One student, who wished to remain anonymous, expressed their dismay at the fact that strikes would be taking place. “It negatively impacts students” they explained, continuing that we pay high prices for our degrees only for “lecturers to just not bother turning up”. In retrospect to the frequency of strikes over the years, they mused that “you’d have thought they would maybe resort to new methods, considering striking has gotten them nowhere”.

‘Devaluing student education’

Another student who wishes to remain anonymous expressed their support for the demands that staff are making as justification for strike action, but given the lack of success in gaining concessions from management, believes strike action is “knowingly devaluing student education without probability of the desired outcome.” Having personally lost two months of their degree to strike action before, they feel that further strikes are either “selfish or irrational”.

‘A third of the entire history department is on any form of permanent contract’

One student explained what they had been told by their lecturer; that only “a third of the entire history department is on any form of permanent contract, and are basically on zero hour.” Such work insecurity is a major priority of the Union of Colleges and Universities who has organised the strike action. “They are expected to mark a 2500 word essay every twenty minutes, not including breaks”, which the student believes has a very negative impact on the quality of marking that staff are able to do.

“Often they do not know whether they will even have a job until two weeks before each term starts”. They concluded that a pension is a far away dream to many of the striking staff.

‘The strikes are becoming more and more pointless’
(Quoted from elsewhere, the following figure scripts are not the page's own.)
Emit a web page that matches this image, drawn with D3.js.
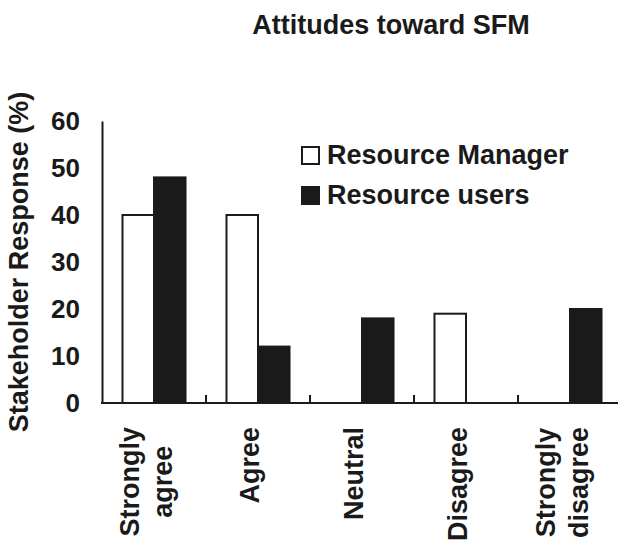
<!DOCTYPE html>
<html>
<head>
<meta charset="utf-8">
<script src="https://cdn.jsdelivr.net/npm/d3@7"></script>
<style>
  body { margin: 0; background: #fff; }
  svg text { font-family: 'Liberation Sans', Arial, sans-serif; font-weight: bold; fill: #1a1a1a; }
</style>
</head>
<body>
<svg id="chart" width="618" height="542"></svg>
<script>
const categories = ['Strongly agree', 'Agree', 'Neutral', 'Disagree', 'Strongly disagree']
const series = ['Resource Manager', 'Resource users']
const managerValues = [40, 40, 0, 19, 0]
const userValues = [48, 12, 18, 0, 20]
const yTicks = [0, 10, 20, 30, 40, 50, 60]

const ink = '#1a1a1a'
const svg = d3.select('#chart')
const margin = { top: 121, left: 102, bottom: 403, right: 622 }

const x0 = d3.scaleBand().domain(categories).range([margin.left, margin.right])
const x1 = d3.scaleBand().domain(series).range([0, x0.bandwidth()]).paddingOuter(0.65)
const y = d3.scaleLinear().domain([0, 60]).range([margin.bottom, margin.top])

const rows = categories.map((c, i) => ({ cat: c, values: [managerValues[i], userValues[i]] }))

// 标题
svg.append('text')
  .attr('x', 391)
  .attr('y', 34)
  .attr('text-anchor', 'middle')
  .attr('font-size', 27)
  .text('Attitudes toward SFM')

// y 轴
const yAxis = svg.append('g')
  .attr('transform', `translate(${margin.left},0)`)
  .call(d3.axisLeft(y).tickValues(yTicks).tickSize(0).tickPadding(22))
yAxis.select('.domain').attr('stroke', ink).attr('stroke-width', 2)
yAxis.selectAll('text').attr('font-size', 26).attr('fill', ink)

svg.append('text')
  .attr('transform', `translate(28,262) rotate(-90)`)
  .attr('text-anchor', 'middle')
  .attr('font-size', 27)
  .text('Stakeholder Response (%)')

// 柱子
const groups = svg.append('g').selectAll('g')
  .data(rows)
  .enter()
  .append('g')
  .attr('transform', d => `translate(${x0(d.cat)},0)`)
groups.selectAll('rect')
  .data(d => d.values.map((v, j) => ({ key: series[j], value: v })).filter(d => d.value > 0))
  .enter()
  .append('rect')
  .attr('x', d => x1(d.key))
  .attr('y', d => y(d.value))
  .attr('width', x1.bandwidth())
  .attr('height', d => y(0) - y(d.value))
  .attr('fill', d => d.key === series[0] ? '#fff' : ink)
  .attr('stroke', ink)
  .attr('stroke-width', 2)

// x 轴：基线和类别分隔刻度
const xAxis = svg.append('g')
  .attr('transform', `translate(0,${y(0)})`)
xAxis.append('line')
  .attr('x1', margin.left - 1)
  .attr('x2', margin.right)
  .attr('stroke', ink)
  .attr('stroke-width', 2)
xAxis.selectAll('.sep')
  .data(categories.slice(1))
  .enter()
  .append('line')
  .attr('class', 'sep')
  .attr('x1', d => x0(d))
  .attr('x2', d => x0(d))
  .attr('y1', 0)
  .attr('y2', -8)
  .attr('stroke', ink)
  .attr('stroke-width', 2)

// 类别标签（竖排，两行居中）
const lineH = 33
const labels = svg.append('g').selectAll('g')
  .data(categories)
  .enter()
  .append('g')
labels.each(function (d) {
  const g = d3.select(this)
  const parts = d.split(' ')
  const cx = x0(d) + x0.bandwidth() / 2 - 8
  const texts = parts.map((p, i) => g.append('text')
    .attr('font-size', 27)
    .attr('text-anchor', 'middle')
    .text(p)
    .datum({ base: cx + (i - (parts.length - 1) / 2) * lineH + 9 }))
  const maxW = d3.max(texts, t => t.node().getComputedTextLength())
  const cy = 427 + maxW / 2
  texts.forEach(t => t.attr('transform', dd => `translate(${dd.base},${cy}) rotate(-90)`))
})

// 图例
const legend = svg.append('g').selectAll('g')
  .data(series)
  .enter()
  .append('g')
  .attr('transform', (d, i) => `translate(302,${147 + i * 40})`)
legend.append('rect')
  .attr('width', 17)
  .attr('height', 17)
  .attr('fill', (d, i) => i === 0 ? '#fff' : ink)
  .attr('stroke', ink)
  .attr('stroke-width', 2)
legend.append('text')
  .attr('x', 25)
  .attr('y', 17)
  .attr('font-size', 27)
  .text(d => d)
</script>
</body>
</html>
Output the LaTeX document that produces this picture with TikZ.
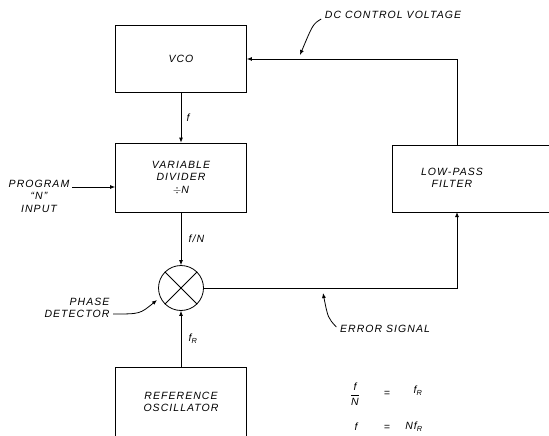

A final anonymous student offered a sentiment that many students find themselves wondering: is the university bothered or motivated by the strikes, or do they only impact students? “I think the strikes are becoming more and more pointless” despite “full understanding the issues that staff are facing and the need for change”.

“The university already has current students money – I very much get the feeling that they don’t particularly take notice of whether our studies are disrupted or not since they don’t have to compensate us for lost learning”.

They did offer an alternative strategy to the strikers: “striking or protesting on open days, which would cause a scene and threaten the university’s future intakes”.

‘I get to take some lectures off’

However, George, a Masters student studying statistics, gave a very different perspective. He said: “I love the strikes, since they basically happen every year and I get to take some lectures off. It’s especially great when the ones that are cancelled and my awkwardly timed ones.”

His point, that strikes can potentially provide a reprieve from work for students, is very rarely discussed, with the focus instead going toward the damage that strikes may cause to student learning.

‘Our primary concern is to mitigate  the effect of the strikes’

When asked for comment on the students’ responses, the university said:

“We are deeply sorry that some students have experienced disruption and absolutely understand the frustration at the impact of this national industrial action on your studies at various stages during your programme.

“At this stage we are unable to predict the impact the new strike dates will have on different modules and programmes, as not all staff are members of the staff union and not all members may choose to strike – this means the impact of the strike is likely to vary in different parts of the University.

“We will collect detailed information to give an accurate picture about the actual level of impact on students. Our primary concern in the meantime is to mitigate the effect of the strikes wherever possible and minimise any disruption to you.

“Departments will be notifying students on how they can obtain help and advice during the industrial action but, in the meantime,  if you have any queries of concerns specific to your programme please approach a member of your department such as your Programme Director or Supervisor.

“We will continue to keep students updated on the situation and you can find more details about industrial action here.”

The university also replied with a follow up email, stating:

“Lancaster University does not use zero hours contracts. In History, there are some PGR students and other staff on temporary engagement contracts, all of which have hours and duties clearly specified.

“We are extremely grateful to all of our temporary teaching staff who do a tremendous job for our students and do not accept that any member of staff ‘skims’ through student work.

“We have highly professional staff who are strongly committed to their students. We also have rigorous quality control measures both internally and using external examiners.

“Any student who has any concerns can raise them via their student rep for discussion at the History staff/student consultative committee.”